Does Foie gras actually fall under the category of offal?  Probably not, but I was bewitched by the plump morsels that abounded in the tangles of noodle and chunks of tender trotters, and which melted in my mouth.

P had the Lamb Neck with broccolini d’lacinato, polenta and gremolata ($24) which is topped with a pile of fresh herbs and served over creamy polenta that was ringed with a whisper of the savory juices.

The meat fell from the bone in tender chunks that reminded me of carnitas, and I thanked my lucky stars that I was sitting next to this delectable plate, and I must add that the polenta was really addictive too…
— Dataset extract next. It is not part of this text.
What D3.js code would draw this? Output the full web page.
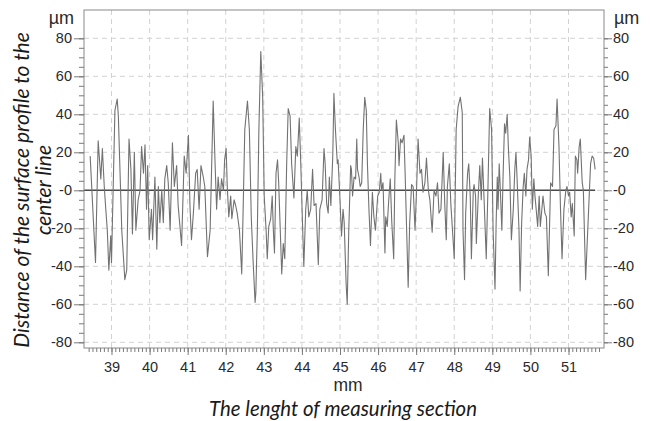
<!DOCTYPE html>
<html>
<head>
<meta charset="utf-8">
<script src="https://cdn.jsdelivr.net/npm/d3@7"></script>
<style>
	body { margin: 0; background: #ffffff; }
	svg { display: block; }
	.profile-axis line { stroke: #7a7a7a; }
	.profile-grid line { stroke: #d2d2d2; stroke-dasharray: 5,4; }
	.profile-title { font-family: Lato, "Open Sans", sans-serif; font-style: italic; fill: #1a1a1a; }
	.profile-unit { font-family: "Liberation Sans", Arial, sans-serif; fill: #2a2a2a; }
</style>
</head>
<body>
<svg id="chart" width="651" height="421"></svg>
<script>

const aProfileMm = [
	38.44, 38.58, 38.65, 38.72, 38.76, 38.81, 38.85, 38.89, 38.93, 38.98, 39.00, 39.09, 39.15, 39.18, 39.27, 39.35,
	39.40, 39.46, 39.51, 39.55, 39.60, 39.64, 39.70, 39.75, 39.79, 39.84, 39.88, 39.92, 39.95, 39.99, 40.05, 40.08,
	40.14, 40.19, 40.23, 40.27, 40.32, 40.36, 40.40, 40.45, 40.49, 40.54, 40.60, 40.65, 40.71, 40.75, 40.84, 40.91,
	40.96, 41.02, 41.06, 41.10, 41.15, 41.21, 41.25, 41.30, 41.35, 41.41, 41.45, 41.52, 41.59, 41.67, 41.72, 41.76,
	41.80, 41.85, 41.89, 41.94, 41.97, 42.01, 42.04, 42.08, 42.13, 42.16, 42.22, 42.26, 42.30, 42.36, 42.42, 42.46,
	42.50, 42.57, 42.62, 42.67, 42.72, 42.77, 42.79, 42.83, 42.87, 42.92, 42.97, 43.01, 43.06, 43.09, 43.13, 43.18,
	43.22, 43.25, 43.28, 43.32, 43.36, 43.39, 43.42, 43.47, 43.51, 43.55, 43.60, 43.64, 43.69, 43.73, 43.79, 43.84,
	43.88, 43.93, 43.97, 44.01, 44.05, 44.10, 44.14, 44.18, 44.23, 44.28, 44.32, 44.37, 44.43, 44.47, 44.53, 44.58,
	44.61, 44.65, 44.69, 44.72, 44.76, 44.81, 44.84, 44.88, 44.93, 44.95, 45.00, 45.04, 45.08, 45.11, 45.16, 45.19,
	45.23, 45.28, 45.30, 45.33, 45.37, 45.41, 45.44, 45.46, 45.50, 45.53, 45.57, 45.61, 45.65, 45.69, 45.72, 45.76,
	45.80, 45.85, 45.89, 45.93, 45.99, 46.03, 46.07, 46.09, 46.13, 46.18, 46.20, 46.24, 46.28, 46.32, 46.36, 46.41,
	46.44, 46.48, 46.53, 46.55, 46.59, 46.63, 46.68, 46.71, 46.75, 46.79, 46.83, 46.88, 46.92, 46.97, 47.01, 47.05,
	47.10, 47.14, 47.18, 47.23, 47.27, 47.32, 47.36, 47.42, 47.47, 47.52, 47.56, 47.60, 47.65, 47.71, 47.75, 47.79,
	47.82, 47.87, 47.91, 48.00, 48.05, 48.10, 48.16, 48.21, 48.23, 48.27, 48.30, 48.35, 48.38, 48.42, 48.45, 48.50,
	48.52, 48.56, 48.58, 48.63, 48.67, 48.71, 48.74, 48.78, 48.84, 48.88, 48.93, 48.98, 49.02, 49.07, 49.10, 49.13,
	49.15, 49.18, 49.21, 49.25, 49.28, 49.32, 49.35, 49.39, 49.42, 49.46, 49.50, 49.55, 49.59, 49.62, 49.65, 49.70,
	49.73, 49.77, 49.81, 49.84, 49.88, 49.91, 49.95, 49.98, 50.02, 50.05, 50.09, 50.12, 50.16, 50.19, 50.23, 50.26,
	50.30, 50.33, 50.38, 50.42, 50.47, 50.53, 50.58, 50.62, 50.67, 50.70, 50.75, 50.79, 50.83, 50.88, 50.93, 50.96,
	51.00, 51.03, 51.07, 51.10, 51.15, 51.18, 51.22, 51.24, 51.28, 51.31, 51.36, 51.39, 51.45, 51.52, 51.58, 51.62,
	51.66, 51.70
];

const aProfileUm = [
	18, -38, 26, 6, 22, 2, -10, -21, -42, -24, -38, 42, 48, 39, -21, -47,
	-42, 27, 11, -23, 20, -21, -5, 0, 23, 9, 24, -10, 13, -26, -10, -26,
	7, -31, 2, -17, 0, -17, 6, 13, 4, -21, 25, 2, 13, -8, -29, 18,
	9, 29, -8, -26, -12, 9, 11, -10, 13, 7, 2, -35, -21, 47, 14, -10,
	7, -5, 6, 0, 16, 22, 2, -14, -3, -15, -5, -8, -12, -21, -44, -7,
	32, 47, 32, -14, -38, -59, -54, -21, 32, 73, 49, -3, -21, -36, -19, -15,
	-3, -21, -33, 9, 16, 4, -14, -44, -28, -36, 14, 43, 39, 14, -4, 23,
	18, 38, 14, -14, -40, -10, 0, -14, -10, 11, -8, -7, -39, -10, -5, 22,
	14, -7, -12, 7, -8, 18, 51, 32, 14, 16, -5, -24, -10, -17, -49, -60,
	-21, 13, 11, -3, 7, 6, 27, 11, 7, 2, 4, 32, 49, 42, 14, -10,
	-29, -1, -14, -21, -3, -1, 9, 0, 4, -33, -14, -19, -5, 6, -17, -36,
	6, 37, 25, 13, 27, 25, 29, 9, -21, -51, -17, 3, 2, -21, 0, 27,
	9, 11, -1, 4, 17, 0, -5, -22, 0, -3, 4, -12, -10, 20, -7, -26,
	2, 14, -7, -36, 32, 44, 49, 41, -21, -47, -12, 9, 14, -3, -36, 0,
	3, -3, -28, -3, 13, -5, 17, -3, -36, -3, 43, 32, -21, -52, -17, 7,
	-10, 14, 0, -21, 6, 35, 30, 40, 23, 7, -26, -10, 11, 20, 6, -21,
	-53, -17, 2, 9, -3, 11, 16, 28, 18, -10, 6, -3, -12, -19, -3, -19,
	-10, -3, -12, -14, -45, 4, 2, 32, 34, 48, 23, -10, -36, -10, 0, 2,
	-3, -1, -14, -7, -24, 18, 16, 9, 23, 27, 4, 0, -47, -14, 14, 18,
	17, 11
];

const aXTickValues = [39, 40, 41, 42, 43, 44, 45, 46, 47, 48, 49, 50, 51];
const aYTickValues = [80, 60, 40, 20, 0, -20, -40, -60, -80];
const aYTickLabels = ['80', '60', '40', '20', '-0', '-20', '-40', '-60', '-80'];
const strXUnit = 'mm';
const strYUnit = '\u00b5m';
const strXTitle = 'The lenght of measuring section';
const aYTitleLines = ['Distance of the surface profile to the', 'center line'];

function DrawProfileChart(vSelector)
{
	var sSvg = d3.select(vSelector);

	var nLeft = 84, nRight = 604, nTop = 10, nBottom = 348;

	var xScale = d3.scaleLinear().domain([38.278, 51.932]).range([nLeft, nRight]);
	var yScale = d3.scaleLinear().domain([-83, 94.9]).range([nBottom, nTop]);

	var aData = aProfileMm.map(function(fMm, i) { return { mm: fMm, um: aProfileUm[i] }; });

	// dashed grid
	var sGrid = sSvg.append('g').attr('class', 'profile-grid');
	sGrid.selectAll('.gx')
		.data(aXTickValues)
		.enter()
			.append('line')
			.attr('class', 'gx')
			.attr('x1', function(d) { return xScale(d); })
			.attr('x2', function(d) { return xScale(d); })
			.attr('y1', nTop)
			.attr('y2', nBottom);
	sGrid.selectAll('.gy')
		.data(aYTickValues)
		.enter()
			.append('line')
			.attr('class', 'gy')
			.attr('x1', nLeft)
			.attr('x2', nRight)
			.attr('y1', function(d) { return yScale(d); })
			.attr('y2', function(d) { return yScale(d); });

	// centre line
	sSvg.append('line')
		.attr('x1', nLeft)
		.attr('x2', xScale(d3.max(aProfileMm)))
		.attr('y1', yScale(0))
		.attr('y2', yScale(0))
		.style('stroke', '#4a4a4a')
		.style('stroke-width', 1.4);

	// profile
	var fnLine = d3.line()
		.x(function(d) { return xScale(d.mm); })
		.y(function(d) { return yScale(d.um); });

	sSvg.append('path')
		.datum(aData)
		.attr('d', fnLine)
		.style('fill', 'none')
		.style('stroke', '#727272')
		.style('stroke-width', 1.1)
		.style('stroke-linejoin', 'round');

	// frame
	sSvg.append('rect')
		.attr('x', nLeft)
		.attr('y', nTop)
		.attr('width', nRight - nLeft)
		.attr('height', nBottom - nTop)
		.style('fill', 'none')
		.style('stroke', '#8a8a8a')
		.style('stroke-width', 1);

	// axes
	var aYMinor = d3.range(-80, 81, 5);
	var aXMinor = d3.range(384, 519).map(function(n) { return n / 10; });

	function AddAxis(fnAxis, strTransform)
	{
		var sAxis = sSvg.append('g')
			.attr('class', 'profile-axis')
			.attr('transform', strTransform)
			.call(fnAxis);
		sAxis.select('.domain').remove();
		sAxis.selectAll('text')
			.style('font-family', '"Liberation Sans", Arial, sans-serif')
			.style('font-size', '14.5px')
			.style('fill', '#2a2a2a');
		return sAxis;
	}

	AddAxis(d3.axisLeft(yScale).tickValues(aYMinor).tickSize(5).tickFormat(''), 'translate(' + nLeft + ',0)');
	AddAxis(d3.axisLeft(yScale).tickValues(aYTickValues).tickSize(10).tickPadding(2)
		.tickFormat(function(d, i) { return aYTickLabels[i]; }), 'translate(' + nLeft + ',0)');

	AddAxis(d3.axisRight(yScale).tickValues(aYMinor).tickSize(4).tickFormat(''), 'translate(' + nRight + ',0)');
	AddAxis(d3.axisRight(yScale).tickValues(aYTickValues).tickSize(8).tickPadding(1)
		.tickFormat(function(d, i) { return aYTickLabels[i]; }), 'translate(' + nRight + ',0)');

	AddAxis(d3.axisBottom(xScale).tickValues(aXMinor).tickSize(4).tickFormat(''), 'translate(0,' + nBottom + ')');
	AddAxis(d3.axisBottom(xScale).tickValues(aXTickValues).tickSize(7).tickPadding(7)
		.tickFormat(d3.format('d')), 'translate(0,' + nBottom + ')');

	// units
	sSvg.append('text').attr('class', 'profile-unit').style('font-size', '18px')
		.attr('x', 74).attr('y', 24).attr('text-anchor', 'end').text(strYUnit);
	sSvg.append('text').attr('class', 'profile-unit').style('font-size', '18px')
		.attr('x', 614).attr('y', 24).text(strYUnit);
	sSvg.append('text').attr('class', 'profile-unit').style('font-size', '17.5px')
		.attr('x', 348).attr('y', 391).attr('text-anchor', 'middle').text(strXUnit);

	// titles
	sSvg.append('text').attr('class', 'profile-title')
		.attr('x', 343).attr('y', 416)
		.attr('text-anchor', 'middle')
		.style('font-size', '20.4px')
		.text(strXTitle);

	var aTitleBase = [29, 51];
	aYTitleLines.forEach(function(strLine, i)
	{
		sSvg.append('text').attr('class', 'profile-title')
			.attr('transform', 'translate(' + aTitleBase[i] + ',190) rotate(-90)')
			.attr('text-anchor', 'middle')
			.style('font-size', '21px')
			.text(strLine);
	});
}

DrawProfileChart('#chart');

</script>
</body>
</html>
Daisy had the Spaghettini with Sardinian cured tuna heart, egg yolk and parsley ($10/16), which was surprisingly pungent and garlicky.

JT couldn’t resist the Calves Sweetbreads and Kidney, lentils radish, molasses and lime ($21)

We were intrigued by the dessert menu and decided to split a Caramel Flan served with blue cheese and candied pistachios, and drizzled with truffled honey which was decadent and rich but overwhelmed by the cheese.

Our server recommended that we order the Panna Cotta, all she had to say was that Michael Bauer had raved about it.  And it was the clear winner.  The bay leaf panna cotta ($8) with Bearss lime curd was refreshing and rich and the perfect way to end the meal.

I’m sad that we didn’t try the head to tail feast, but for some reason P had very strong objections to paying $75 for lips and assholes (those were his exact words, which just crack me up).  After this meal, I am determined to come back for the feast, which they offer only in the spring.  On the way out I noticed a small selection of tasty salty pig parts on display from Boccalone, and wished that Mr. K and I still lived in the neighborhood…  But this gives me a reason to come back for a visit and hopefully soon.